Blaming a "rapid deterioration" in consumer IT spending, Hewlett-Packard on Wednesday said its second-quarter earnings and revenue will fall short of estimates.
HP also said it would lay off up to 3,000 people in management positions as part of broader cost-cutting moves.
Shares ticked up a bit on the news, rising 95 cents to $30.20 shortly after the opening bell.
The company now expects to see earnings of between 13 cents and 17 cents per share for the second quarter, compared with the 44 cents per share it earned a year ago. The figures include a $150m charge to write off consumer product inventory. Wall Street analysts were expecting the company to record earnings of about 35 cents per share, according to First Call.
Revenue should be 2 percent to 4 percent lower than the $11.9bn recorded in the first quarter, according to the company. Analysts were hoping to see HP record revenue of $12.19bn, according to First Call.
In an effort to trim costs, the company said it would tighten discretionary spending and require employees to take time off, in addition to the job cuts.
Earlier this year, HP announced plans to lay off 1,700 employees in marketing jobs.
Chief executive Carly Fiorina said that the company wasn’t able to predict how badly it would be affected by economic factors when it previously issued guidance about its results.
"At this time, it is quite clear that the US downturn in the consumer market is now spreading to other regions, notably Europe," she said.
In an echo of comments she made last month, Fiorina said recent market data suggests that Europe is seeing a slowdown in PC sales similar to the one in the United States, with "growing softness in the retail sector and increasingly competitive pricing, followed by a more subtle but just as meaningful slowdown in the enterprise space".
HP did see a slight improvement in its enterprise business, Fiorina added, saying that revenue for that division should be flat or slightly higher than in the first quarter.
"Obviously we are talking about -- recovery is too strong a word -- but based on what we know we know, second quarter being a bottom," she said, adding that "I say that with great caution."
The company’s earlier forecasts had been predicated on no further deterioration in the United States, no slowdown Europe and stable exchange rates, and "unfortunately our concerns were warranted", she said.
Consumer PC sales in Europe showed strong gains in 2000, she said, but growth "evaporated" this year.
In the printer arena, the company plans to continue to fight it out to maintain market share, with a focus on the low end. HP did cancel plans to increase capacity for the high-end inkjet business, but Fiorina noted that "we are simply not willing to relinquish any ground in this market".

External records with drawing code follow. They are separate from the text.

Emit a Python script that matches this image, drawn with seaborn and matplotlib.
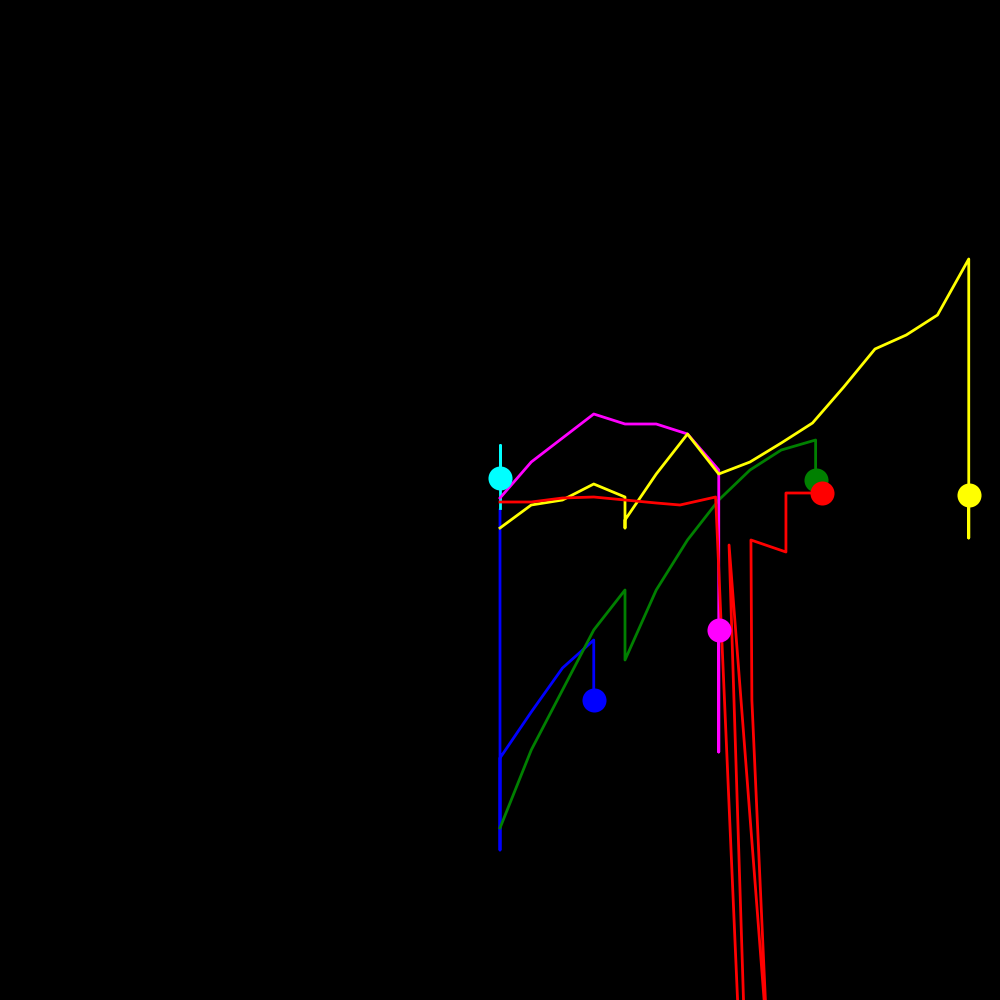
import matplotlib
matplotlib.use('Agg')
import matplotlib.pyplot as plt
import seaborn as sns

# ── Paths (x = step, y = level) ──────────────────────────────
cyan_x = [16, 16, 16]
cyan_y = [49.2, 55.5, 52.2]

blue_x = [16, 16, 16, 17, 18, 19, 19]
blue_y = [49.0, 15.0, 24.2, 28.8, 33.2, 36.0, 30.0]

green_x = [16, 17, 18, 19, 20, 20, 21, 22, 23, 24, 25, 26.1, 26.1]
green_y = [17.2, 25.0, 31.0, 37.0, 41.0, 34.0, 41.0, 46.0, 50.0, 53.0, 55.0, 56.0, 52.0]

magenta_x = [16, 17, 18, 19, 20, 21, 22, 23, 23, 23]
magenta_y = [50.2, 53.8, 56.2, 58.6, 57.6, 57.6, 56.6, 53.0, 24.8, 37.0]

yellow_x = [16, 17, 18, 19, 20, 20, 20, 21, 22, 23, 24, 25, 26, 27, 28, 29, 30, 31, 31, 31]
yellow_y = [47.2, 49.5, 50.0, 51.6, 50.3, 47.2, 48.0, 52.6, 56.6, 52.6, 53.8, 55.7,
            57.7, 61.3, 65.1, 66.5, 68.5, 74.1, 46.2, 50.5]

red_x = [16, 17, 18, 19, 20, 21, 21.76, 22.9, 24.3, 23.33, 24.55, 24.06, 24.03,
         25.15, 25.15, 26.3]
red_y = [49.8, 49.8, 50.2, 50.3, 50.0, 49.7, 49.5, 50.3, -50.0, 45.5, -4.0, 30.0, 46.0,
         44.8, 50.7, 50.7]

# draw order: lines first, then end dots on top
line_order = [
    (blue_x, blue_y, 'blue'),
    (green_x, green_y, 'green'),
    (cyan_x, cyan_y, 'cyan'),
    (magenta_x, magenta_y, 'magenta'),
    (yellow_x, yellow_y, 'yellow'),
    (red_x, red_y, 'red'),
]
dot_order = [
    (cyan_x, cyan_y, 'cyan'),
    (blue_x, blue_y, 'blue'),
    (green_x, green_y, 'green'),
    (magenta_x, magenta_y, 'magenta'),
    (yellow_x, yellow_y, 'yellow'),
    (red_x, red_y, 'red'),
]

fig = plt.figure(figsize=(10, 10), dpi=100, facecolor='black')
ax = fig.add_axes([0, 0, 1, 1])
ax.set_facecolor('black')

z = 2
for xs, ys, col in line_order:
    sns.lineplot(x=xs, y=ys, sort=False, estimator=None, color=col,
                 linewidth=2, ax=ax, zorder=z)
    z += 1

for xs, ys, col in dot_order:
    sns.scatterplot(x=[xs[-1]], y=[ys[-1]], color=col, s=300,
                    linewidth=0, ax=ax, zorder=z)
    z += 1

ax.set_xlim(0, 32)
ax.set_ylim(0, 100)
ax.set_axis_off()

plt.savefig('out.png', dpi=100, facecolor='black')
plt.close()
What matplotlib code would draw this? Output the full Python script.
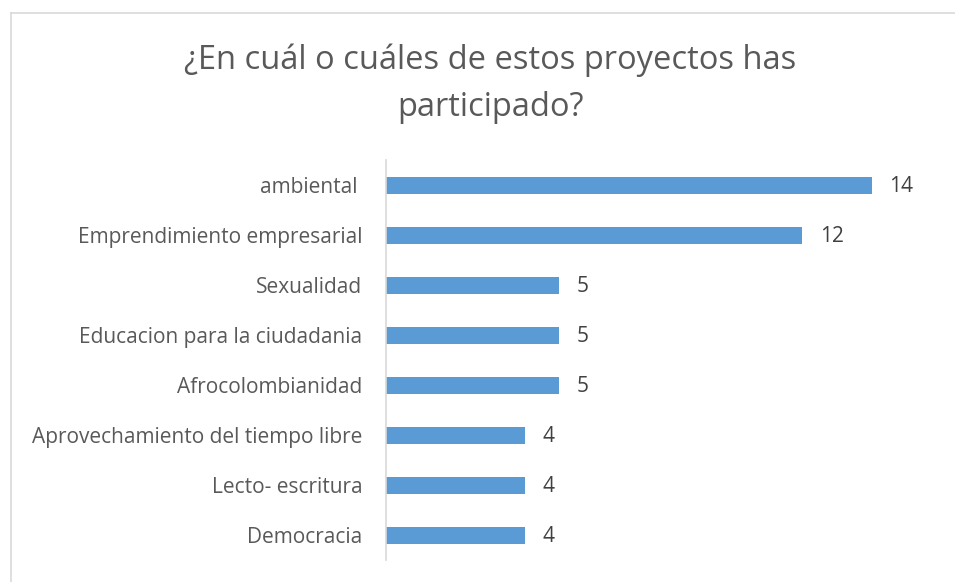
import matplotlib
matplotlib.use("Agg")
import matplotlib.pyplot as plt
from matplotlib.lines import Line2D

categories = ["ambiental ", "Emprendimiento empresarial", "Sexualidad",
              "Educacion para la ciudadania", "Afrocolombianidad",
              "Aprovechamiento del tiempo libre", "Lecto- escritura", "Democracia"]
values = [14, 12, 5, 5, 5, 4, 4, 4]
title = "¿En cuál o cuáles de estos proyectos has\nparticipado?"

W, H = 955, 582
fig = plt.figure(figsize=(W / 100, H / 100), dpi=100)
fig.patch.set_facecolor("white")

# chart frame
fig.add_artist(Line2D([11 / W, 11 / W], [0, 1 - 13 / H], color="#d9d9d9", lw=1.2))
fig.add_artist(Line2D([11 / W, 1], [1 - 13 / H, 1 - 13 / H], color="#d9d9d9", lw=1.2))

ax = fig.add_axes([386 / W, 22 / H, 555 / W, 400 / H])
pos = list(range(len(categories)))
ax.barh(pos, values, height=0.34, color="#5b9bd5", zorder=2)
ax.set_ylim(len(categories) - 0.5, -0.5)
ax.set_xlim(0, 16)
ax.set_yticks(pos)
ax.set_yticklabels(categories, fontsize=15, color="#595959", family="Open Sans")
ax.tick_params(axis="y", length=0, pad=17)
ax.set_xticks([])
for s in ["top", "right", "bottom"]:
    ax.spines[s].set_visible(False)
ax.spines["left"].set_color("#d9d9d9")
ax.spines["left"].set_linewidth(1.2)
for p, v in zip(pos, values):
    ax.text(v + 0.5, p + 0.04, str(v), va="center", ha="left", fontsize=15,
            color="#404040", family="Open Sans")

fig.text(490 / W, 1 - 84 / H, title, ha="center", va="center", fontsize=23.5,
         color="#595959", family="Open Sans", linespacing=1.55)

fig.savefig("out.png", dpi=100)
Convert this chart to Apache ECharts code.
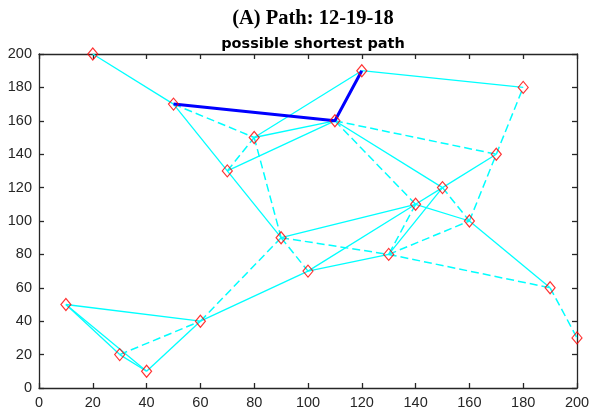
<!DOCTYPE html>
<html>
<head>
<meta charset="utf-8">
<script src="https://cdn.jsdelivr.net/npm/echarts@6/dist/echarts.min.js"></script>
<style>html,body{margin:0;padding:0;background:#fff}#c{width:593px;height:410px}</style>
</head>
<body>
<div id="c"></div>
<script>
// Node coordinates
const nodes = [
  [20,200],[50,170],[120,190],[110,160],[180,180],[80,150],[70,130],[170,140],
  [150,120],[140,110],[160,100],[90,90],[130,80],[100,70],[190,60],[200,30],
  [10,50],[60,40],[30,20],[40,10]
];
// Solid edges (pairs of coordinates)
const solidEdges = [
  [[20,200],[50,170]],[[50,170],[70,130]],[[70,130],[90,90]],[[70,130],[110,160]],
  [[80,150],[110,160]],[[80,150],[120,190]],[[120,190],[180,180]],[[110,160],[150,120]],
  [[150,120],[170,140]],[[150,120],[140,110]],[[150,120],[130,80]],[[140,110],[90,90]],
  [[140,110],[160,100]],[[140,110],[100,70]],[[160,100],[190,60]],[[100,70],[130,80]],
  [[100,70],[60,40]],[[60,40],[40,10]],[[60,40],[10,50]],[[10,50],[30,20]],
  [[10,50],[40,10]],[[30,20],[40,10]]
];
// Dashed edges
const dashedEdges = [
  [[50,170],[80,150]],[[70,130],[80,150]],[[80,150],[90,90]],[[90,90],[100,70]],
  [[90,90],[60,40]],[[90,90],[130,80]],[[130,80],[190,60]],[[190,60],[200,30]],
  [[110,160],[170,140]],[[110,160],[140,110]],[[150,120],[160,100]],[[140,110],[130,80]],
  [[130,80],[160,100]],[[160,100],[170,140]],[[170,140],[180,180]],[[30,20],[60,40]]
];
// Shortest path
const pathPts = [[50,170],[110,160],[120,190]];
const xTicks = [0,20,40,60,80,100,120,140,160,180,200];
const yTicks = [0,20,40,60,80,100,120,140,160,180,200];

const chart = echarts.init(document.getElementById('c'), null, {renderer:'canvas'});
const axisCol = '#262626';
const labelStyle = {color: axisCol, fontFamily: 'Liberation Sans, Arial, sans-serif', fontSize: 14.5};
function mkAxis(pos, showLabel, ticks){
  return {
    type:'value', position: pos, min: ticks[0], max: ticks[ticks.length-1], interval: 20,
    axisLine:{show:true, onZero:false, lineStyle:{color:axisCol, width:1.3}},
    axisTick:{show:true, inside:true, length:5, lineStyle:{color:axisCol, width:1.3}},
    axisLabel: Object.assign({show:showLabel, margin:7}, labelStyle),
    splitLine:{show:false}
  };
}
const option = {
  animation:false,
  backgroundColor:'#fff',
  title:[
    {text:'(A) Path: 12-19-18', left:308, top:3, textAlign:'center',
     textStyle:{fontFamily:'Liberation Serif, Times New Roman, serif', fontWeight:'bold', fontSize:20.5, color:'#000'}},
    {text:'possible shortest path', left:308, top:32, textAlign:'center',
     textStyle:{fontFamily:'DejaVu Sans, sans-serif', fontWeight:'bold', fontSize:14.5, color:'#000'}}
  ],
  grid:{left:39, right:16, top:54, bottom:20, containLabel:false},
  xAxis:[mkAxis('bottom', true, xTicks), mkAxis('top', false, xTicks)],
  yAxis:[mkAxis('left', true, yTicks), mkAxis('right', false, yTicks)],
  series:[
    {type:'lines', coordinateSystem:'cartesian2d', xAxisIndex:0, yAxisIndex:0, z:2,
     lineStyle:{color:'#00ffff', width:1.3, type:'solid', opacity:1},
     data: solidEdges.map(e=>({coords:e}))},
    {type:'lines', coordinateSystem:'cartesian2d', xAxisIndex:0, yAxisIndex:0, z:2,
     lineStyle:{color:'#00ffff', width:1.5, type:[8,4], opacity:1},
     data: dashedEdges.map(e=>({coords:e}))},
    {type:'line', xAxisIndex:0, yAxisIndex:0, z:3, showSymbol:false, symbol:'none',
     lineStyle:{color:'#0000ff', width:3},
     data: pathPts},
    {type:'scatter', xAxisIndex:0, yAxisIndex:0, z:4, symbol:'diamond', symbolSize:[10,12],
     itemStyle:{color:'rgba(0,0,0,0)', borderColor:'#ff0000', borderWidth:1.2},
     data: nodes}
  ]
};
chart.setOption(option);
</script>
</body>
</html>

As for PCs, she said, HP will be "pursuing profitability as opposed to share growth".
Merrill Lynch analyst Thomas Kraemer, however, noted that "the losses for printer hardware and PCs are starting to mount. We do not believe that HP has good visibility here."
HP is not alone among major PC makers in its recent struggles. Compaq Computer said last month that it would miss estimates for the first quarter and cut 5,000 jobs. Dell Computer reported earlier this month that it would post its first quarterly revenue decline in 17 years.
Market research firm Dataquest said last month that worldwide PC sales would grow just over 10 percent, about four points slower than a year ago. And Merrill Lynch analyst Steve Fortuna recently cut his worldwide PC unit growth to 7 percent from 12.5 percent and lowered revenue growth to minus 2.8 percent.
But some companies have indicated that things may be turning around. Intel said Tuesday that its PC sales had stabilised, although weakness in that sector was partially responsible for the chip giant’s drop in revenue.